The Unique Feel of Wearing Bunny Tail Underwear Every Day
Bunny tail underwear sits in an interesting space between full costume piece and private joke. It is technically simple, sometimes just a rounded puff of faux fur mounted to a pair of briefs or shorts, but it changes posture and presence in a way that surprises people the first time they wear it.
In fursuit culture we spend a lot of time thinking about tails as structural elements. A full rabbit suit tail is usually anchored to a belt, built around foam or polyfill, sometimes even lightly weighted so it sits correctly against the lower back. It has to read clearly from twenty feet away under convention center lighting, which tends to flatten white fur into a glowing blur if you are not careful about texture. Underwear tails are smaller and sit lower, often closer to the body’s natural centerline. They are not meant to silhouette dramatically across a hallway. They are meant to be felt.
That shift in purpose changes the construction. Instead of a reinforced belt loop or internal webbing, the tail might be sewn directly through a backing patch so the stitching does not tear through stretch fabric. You quickly learn that faux fur behaves differently when it is constantly compressed between your body and a chair. Cheap polyfill collapses after a few hours. Higher density stuffing holds its shape but can create an awkward hard knob that does not move naturally. Some makers lightly overstuff and then sculpt the exterior fur with thinning shears so the puff looks round without feeling like a tennis ball.
There is also the question of attachment. Safety pins are a beginner mistake. They shift, they pull, and after an hour of walking you feel the tug in a way that breaks the illusion. A securely integrated tail that moves with the garment is quieter. When you add a partial suit on top, maybe a head and handpaws, that subtle stability matters. Movement changes once the head is on. Your center of balance shifts slightly because visibility narrows and airflow changes your pace. If the tail bounces unpredictably, you compensate without realizing it.
I have watched people test bunny tail underwear during small meetups rather than conventions. It makes sense. In a hotel room or a friend’s living room, you notice the details. How the tail fluffs under warm indoor light versus harsh overhead LEDs. How it flattens if you lean back against a couch. You start adjusting without thinking, smoothing the fur after sitting, checking in a mirror to see whether the roundness still reads or if it needs a quick brush with your fingers.

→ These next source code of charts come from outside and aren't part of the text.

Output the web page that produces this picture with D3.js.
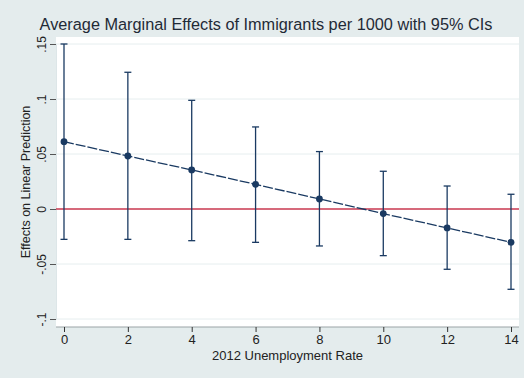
<!DOCTYPE html>
<html>
<head>
<meta charset="utf-8">
<script src="https://cdn.jsdelivr.net/npm/d3@7"></script>
<style>
  html, body { margin: 0; padding: 0; background: #e4eced; }
  svg { display: block; font-family: "Liberation Sans", Arial, Helvetica, sans-serif; }
</style>
</head>
<body>
<script>
// Unemployment rates at which the marginal effect is evaluated
const unemployment = [0, 2, 4, 6, 8, 10, 12, 14];
// Average marginal effect of immigrants per 1000
const effect = [0.0612, 0.0482, 0.0355, 0.0224, 0.0091, -0.0042, -0.0172, -0.0303];
// 95% confidence bounds
const ciLower = [-0.0276, -0.0276, -0.0288, -0.0303, -0.0336, -0.0424, -0.0548, -0.0730];
const ciUpper = [0.1500, 0.1243, 0.0988, 0.0746, 0.0522, 0.0343, 0.0209, 0.0134];
// Axis ticks and their labels
const yTicks = [-0.1, -0.05, 0, 0.05, 0.1, 0.15];
const yTickLabels = ["-.1", "-.05", "0", ".05", ".1", ".15"];
const xTicks = [0, 2, 4, 6, 8, 10, 12, 14];

const W = 524, H = 378;
const plot = { left: 56, right: 519, top: 37, bottom: 327 };
const navy = "#1a3a62";

const svg = d3.select("body").append("svg")
  .attr("width", W).attr("height", H);

svg.append("rect").attr("width", W).attr("height", H).attr("fill", "#e4eced");

const x = d3.scaleLinear().domain([0, 14]).range([64, 511]);
const y = d3.scaleLinear().domain([-0.1, 0.15]).range([319, 44]);

// plot region
svg.append("rect")
  .attr("x", plot.left).attr("y", plot.top)
  .attr("width", plot.right - plot.left).attr("height", plot.bottom - plot.top)
  .attr("fill", "#ffffff");

// horizontal gridlines
svg.append("g").selectAll("line")
  .data(yTicks.filter(d => d !== 0))
  .join("line")
  .attr("x1", plot.left).attr("x2", plot.right)
  .attr("y1", d => y(d)).attr("y2", d => y(d))
  .attr("stroke", "#e6eeef").attr("stroke-width", 1);

// y axis (rotated tick labels)
const yAxis = svg.append("g")
  .attr("transform", `translate(${plot.left},0)`)
  .call(d3.axisLeft(y).tickValues(yTicks)
    .tickFormat((d, i) => yTickLabels[i]).tickSize(6).tickPadding(4));
yAxis.select(".domain").attr("stroke", "#dde6e8");
yAxis.selectAll(".tick line").attr("stroke", "#555");
yAxis.selectAll(".tick text")
  .attr("transform", "rotate(-90)")
  .attr("x", 0).attr("y", -10)
  .attr("dy", 0)
  .attr("text-anchor", "middle")
  .attr("font-size", 12).attr("fill", "#222");

// x axis
const xAxis = svg.append("g")
  .attr("transform", `translate(0,${plot.bottom})`)
  .call(d3.axisBottom(x).tickValues(xTicks).tickFormat(d3.format("d"))
    .tickSize(5).tickPadding(3).tickSizeOuter(0));
xAxis.select(".domain").attr("stroke", "#9aa3a6").attr("d", `M${plot.left},0H${plot.right}`);
xAxis.selectAll(".tick line").attr("stroke", "#333");
xAxis.selectAll(".tick text").attr("font-size", 13).attr("fill", "#222");

// reference line at zero
svg.append("line")
  .attr("x1", plot.left).attr("x2", plot.right)
  .attr("y1", y(0)).attr("y2", y(0))
  .attr("stroke", "#c8374f").attr("stroke-width", 1.5);

// confidence interval spikes with caps
const ci = svg.append("g").attr("stroke", navy).attr("stroke-width", 1.3).attr("fill", "none");
unemployment.forEach((u, i) => {
  const cx = x(u);
  ci.append("line").attr("x1", cx).attr("x2", cx)
    .attr("y1", y(ciLower[i])).attr("y2", y(ciUpper[i]));
  ci.append("line").attr("x1", cx - 3.5).attr("x2", cx + 3.5)
    .attr("y1", y(ciLower[i])).attr("y2", y(ciLower[i]));
  ci.append("line").attr("x1", cx - 3.5).attr("x2", cx + 3.5)
    .attr("y1", y(ciUpper[i])).attr("y2", y(ciUpper[i]));
});

// connecting line of point estimates
svg.append("path")
  .datum(unemployment.map((u, i) => [u, effect[i]]))
  .attr("d", d3.line().x(d => x(d[0])).y(d => y(d[1])))
  .attr("fill", "none").attr("stroke", navy)
  .attr("stroke-width", 1.3).attr("stroke-dasharray", "10,2");

// point estimates
svg.append("g").selectAll("circle")
  .data(unemployment)
  .join("circle")
  .attr("cx", d => x(d))
  .attr("cy", (d, i) => y(effect[i]))
  .attr("r", 3.4)
  .attr("fill", navy);

// titles
svg.append("text")
  .attr("x", 266).attr("y", 30)
  .attr("text-anchor", "middle")
  .attr("font-size", 16.3).attr("fill", "#1f2a36")
  .text("Average Marginal Effects of Immigrants per 1000 with 95% CIs");

svg.append("text")
  .attr("x", (plot.left + plot.right) / 2).attr("y", 360)
  .attr("text-anchor", "middle")
  .attr("font-size", 13).attr("fill", "#222")
  .text("2012 Unemployment Rate");

svg.append("text")
  .attr("transform", `translate(30,${(plot.top + plot.bottom) / 2}) rotate(-90)`)
  .attr("text-anchor", "middle")
  .attr("font-size", 12.5).attr("fill", "#222")
  .text("Effects on Linear Prediction");
</script>
</body>
</html>
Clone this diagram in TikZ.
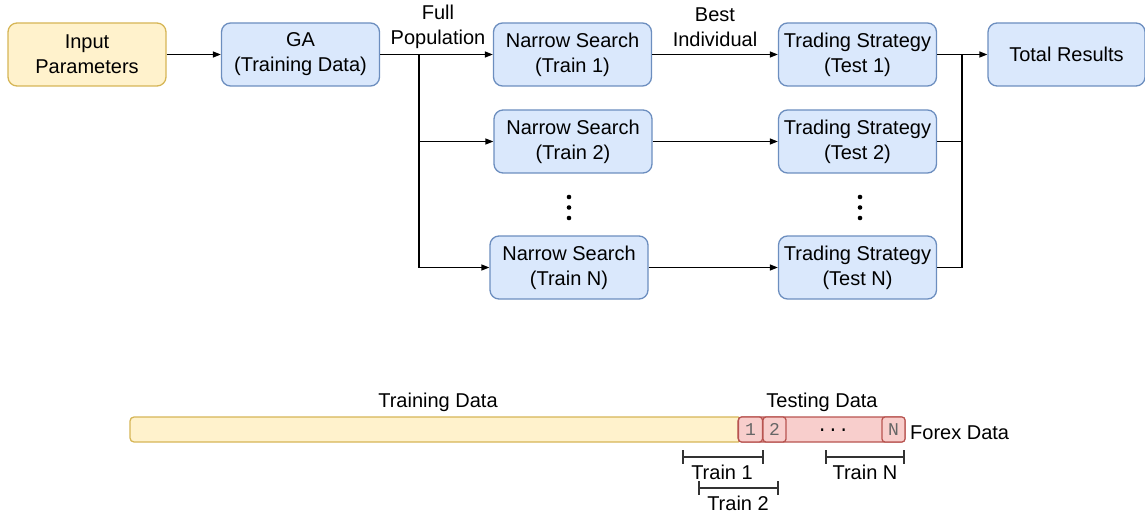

For rabbit characters especially, the tail is not an afterthought. It sets the tone of the whole design. A long fluffy fox tail signals something very different from a tight cotton ball rabbit tail. When that shape is scaled down to underwear, it becomes intimate in the literal sense of proximity to the body. It can influence how the wearer stands. Rabbits tend to carry their hips differently in performance, knees softer, feet turned slightly inward or outward depending on the character. Even without full leg padding or digitigrade stilts, that small puff at the back encourages that posture.
Comfort is practical, not glamorous. Con floors are unforgiving. If someone decides to wear bunny tail underwear under a full suit for a layered look or quick reveal, they discover quickly how heat builds. Anything tight at the waist traps warmth. After a few hours in a head with limited ventilation, even a small extra layer matters. Maintenance follows. Faux fur that sits against skin needs regular cleaning and full drying. If you have ever packed a slightly damp tail into a suitcase, you know the sour smell that greets you later. Small accessories demand the same care as a full tail, just scaled down.
What I find most interesting is how these pieces blur costume and clothing. A full suit tail is clearly part of the character’s exterior. Bunny tail underwear feels closer to the wearer’s body. It can be a base layer for a performance, a playful accessory for a photoshoot, or simply something worn around a private gathering where a full suit would be too much. In photos, especially from behind, that round white puff against bare skin or simple fabric reads immediately as rabbit without the need for ears or whiskers. It is efficient character design.
Craft wise, the best ones respect proportion. Too large and it looks comedic in a way that feels off unless that is intentional. Too small and it disappears. The fur length matters. Short pile creates a tidy, plush effect that holds shape. Longer pile gives softness but can swallow the silhouette if not trimmed carefully. Under flash photography, longer white fur can bloom and lose edge definition, so some makers subtly shade the base with a faint cream tone to keep depth.
There is a quiet satisfaction in brushing out a tiny tail after it has been worn, watching the fibers lift back into a perfect sphere. It is the same small ritual as cleaning eye mesh on a head or re-fluffing handpaws that have been hugged too many times. Accessories like this remind you that character is built from layers, some visible from across a ballroom, some only noticed up close.
And sometimes it is the smallest layer that changes how you move.